→ SOURCE EXCERPT:
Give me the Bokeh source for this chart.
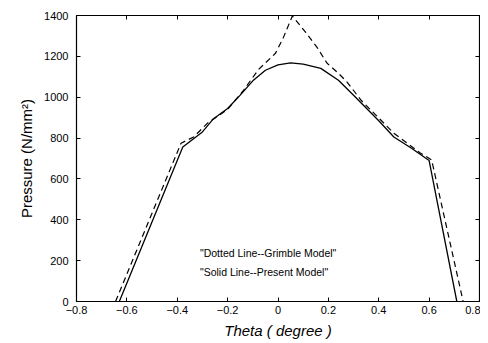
from bokeh.plotting import figure
from bokeh.models import LinearAxis, FixedTicker, Label
from bokeh.embed import file_html
from bokeh.resources import INLINE

# Present model (solid)
theta_present = [-0.63, -0.378, -0.3, -0.256, -0.2, -0.15, -0.1, -0.05, 0.0, 0.05, 0.1, 0.17, 0.24, 0.3, 0.4, 0.46, 0.53, 0.6, 0.71]
p_present = [0, 756, 830, 895, 945, 1010, 1080, 1132, 1158, 1168, 1162, 1141, 1083, 1010, 885, 805, 750, 690, 0]

# Grimble model (dashed)
theta_grimble = [-0.645, -0.385, -0.335, -0.28, -0.2, -0.137, -0.077, -0.01, 0.02, 0.057, 0.11, 0.155, 0.195, 0.24, 0.275, 0.33, 0.46, 0.565, 0.61, 0.735]
p_grimble = [0, 775, 805, 873, 940, 1034, 1136, 1215, 1288, 1398, 1317, 1244, 1166, 1117, 1073, 985, 824, 727, 693, 0]

x_ticks = [-0.8, -0.6, -0.4, -0.2, 0, 0.2, 0.4, 0.6, 0.8]
y_ticks = [0, 200, 400, 600, 800, 1000, 1200, 1400]
note1 = '"Dotted Line--Grimble Model"'
note2 = '"Solid Line--Present Model"'

FONT = "Liberation Sans"

p = figure(width=480, height=341, x_range=(-0.8, 0.8), y_range=(0, 1400),
           output_backend="svg", toolbar_location=None,
           min_border_left=76, min_border_right=1, min_border_top=15, min_border_bottom=39)
p.background_fill_color = "white"
p.border_fill_color = "white"
p.outline_line_color = "black"
p.outline_line_width = 1.2
p.grid.visible = False

p.line(theta_grimble, p_grimble, line_color="black", line_width=1.2, line_dash="6 4")
p.line(theta_present, p_present, line_color="black", line_width=1.3)

for ax in [p.xaxis[0], p.yaxis[0]]:
    ax.major_tick_in = 4
    ax.major_tick_out = 0
    ax.minor_tick_in = 0
    ax.minor_tick_out = 0
    ax.axis_line_color = "black"
    ax.major_label_text_font = FONT
    ax.major_label_text_font_size = "11px"
    ax.major_label_text_color = "black"
    ax.axis_label_text_font = FONT
    ax.axis_label_text_font_size = "15px"
    ax.axis_label_text_color = "black"

p.xaxis[0].ticker = FixedTicker(ticks=x_ticks)
p.yaxis[0].ticker = FixedTicker(ticks=y_ticks)
p.xaxis[0].major_label_standoff = 4
p.yaxis[0].major_label_standoff = 8
p.xaxis[0].axis_label = "Theta ( degree )"
p.xaxis[0].axis_label_text_font_style = "italic"
p.xaxis[0].axis_label_standoff = 5
p.yaxis[0].axis_label = "Pressure (N/mm\u00b2)"
p.yaxis[0].axis_label_text_font_style = "normal"
p.yaxis[0].axis_label_standoff = 6

top = LinearAxis(ticker=FixedTicker(ticks=x_ticks), major_tick_in=4, major_tick_out=0,
                 minor_tick_in=0, minor_tick_out=0, major_label_text_alpha=0,
                 major_label_text_font_size="1px", major_label_standoff=0, axis_label=None)
right = LinearAxis(ticker=FixedTicker(ticks=y_ticks), major_tick_in=4, major_tick_out=0,
                   minor_tick_in=0, minor_tick_out=0, major_label_text_alpha=0,
                   major_label_text_font_size="1px", major_label_standoff=0, axis_label=None)
p.add_layout(top, "above")
p.add_layout(right, "right")

p.add_layout(Label(x=-0.31, y=239, text=note1, text_font=FONT, text_font_size="10.5px",
                   text_color="black", text_baseline="middle"))
p.add_layout(Label(x=-0.31, y=146, text=note2, text_font=FONT, text_font_size="10.5px",
                   text_color="black", text_baseline="middle"))

open("out.html", "w").write(file_html(p, INLINE))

→ DIRECTIONS:
Keep the pictures out of the copy and return the rest of the data above exactly.

→ RESPONSE BELOW:
Give me the Bokeh source for this chart.
from bokeh.plotting import figure
from bokeh.models import LinearAxis, FixedTicker, Label
from bokeh.embed import file_html
from bokeh.resources import INLINE

# Present model (solid)
theta_present = [-0.63, -0.378, -0.3, -0.256, -0.2, -0.15, -0.1, -0.05, 0.0, 0.05, 0.1, 0.17, 0.24, 0.3, 0.4, 0.46, 0.53, 0.6, 0.71]
p_present = [0, 756, 830, 895, 945, 1010, 1080, 1132, 1158, 1168, 1162, 1141, 1083, 1010, 885, 805, 750, 690, 0]

# Grimble model (dashed)
theta_grimble = [-0.645, -0.385, -0.335, -0.28, -0.2, -0.137, -0.077, -0.01, 0.02, 0.057, 0.11, 0.155, 0.195, 0.24, 0.275, 0.33, 0.46, 0.565, 0.61, 0.735]
p_grimble = [0, 775, 805, 873, 940, 1034, 1136, 1215, 1288, 1398, 1317, 1244, 1166, 1117, 1073, 985, 824, 727, 693, 0]

x_ticks = [-0.8, -0.6, -0.4, -0.2, 0, 0.2, 0.4, 0.6, 0.8]
y_ticks = [0, 200, 400, 600, 800, 1000, 1200, 1400]
note1 = '"Dotted Line--Grimble Model"'
note2 = '"Solid Line--Present Model"'

FONT = "Liberation Sans"

p = figure(width=480, height=341, x_range=(-0.8, 0.8), y_range=(0, 1400),
           output_backend="svg", toolbar_location=None,
           min_border_left=76, min_border_right=1, min_border_top=15, min_border_bottom=39)
p.background_fill_color = "white"
p.border_fill_color = "white"
p.outline_line_color = "black"
p.outline_line_width = 1.2
p.grid.visible = False

p.line(theta_grimble, p_grimble, line_color="black", line_width=1.2, line_dash="6 4")
p.line(theta_present, p_present, line_color="black", line_width=1.3)

for ax in [p.xaxis[0], p.yaxis[0]]:
    ax.major_tick_in = 4
    ax.major_tick_out = 0
    ax.minor_tick_in = 0
    ax.minor_tick_out = 0
    ax.axis_line_color = "black"
    ax.major_label_text_font = FONT
    ax.major_label_text_font_size = "11px"
    ax.major_label_text_color = "black"
    ax.axis_label_text_font = FONT
    ax.axis_label_text_font_size = "15px"
    ax.axis_label_text_color = "black"

p.xaxis[0].ticker = FixedTicker(ticks=x_ticks)
p.yaxis[0].ticker = FixedTicker(ticks=y_ticks)
p.xaxis[0].major_label_standoff = 4
p.yaxis[0].major_label_standoff = 8
p.xaxis[0].axis_label = "Theta ( degree )"
p.xaxis[0].axis_label_text_font_style = "italic"
p.xaxis[0].axis_label_standoff = 5
p.yaxis[0].axis_label = "Pressure (N/mm\u00b2)"
p.yaxis[0].axis_label_text_font_style = "normal"
p.yaxis[0].axis_label_standoff = 6

top = LinearAxis(ticker=FixedTicker(ticks=x_ticks), major_tick_in=4, major_tick_out=0,
                 minor_tick_in=0, minor_tick_out=0, major_label_text_alpha=0,
                 major_label_text_font_size="1px", major_label_standoff=0, axis_label=None)
right = LinearAxis(ticker=FixedTicker(ticks=y_ticks), major_tick_in=4, major_tick_out=0,
                   minor_tick_in=0, minor_tick_out=0, major_label_text_alpha=0,
                   major_label_text_font_size="1px", major_label_standoff=0, axis_label=None)
p.add_layout(top, "above")
p.add_layout(right, "right")

p.add_layout(Label(x=-0.31, y=239, text=note1, text_font=FONT, text_font_size="10.5px",
                   text_color="black", text_baseline="middle"))
p.add_layout(Label(x=-0.31, y=146, text=note2, text_font=FONT, text_font_size="10.5px",
                   text_color="black", text_baseline="middle"))

open("out.html", "w").write(file_html(p, INLINE))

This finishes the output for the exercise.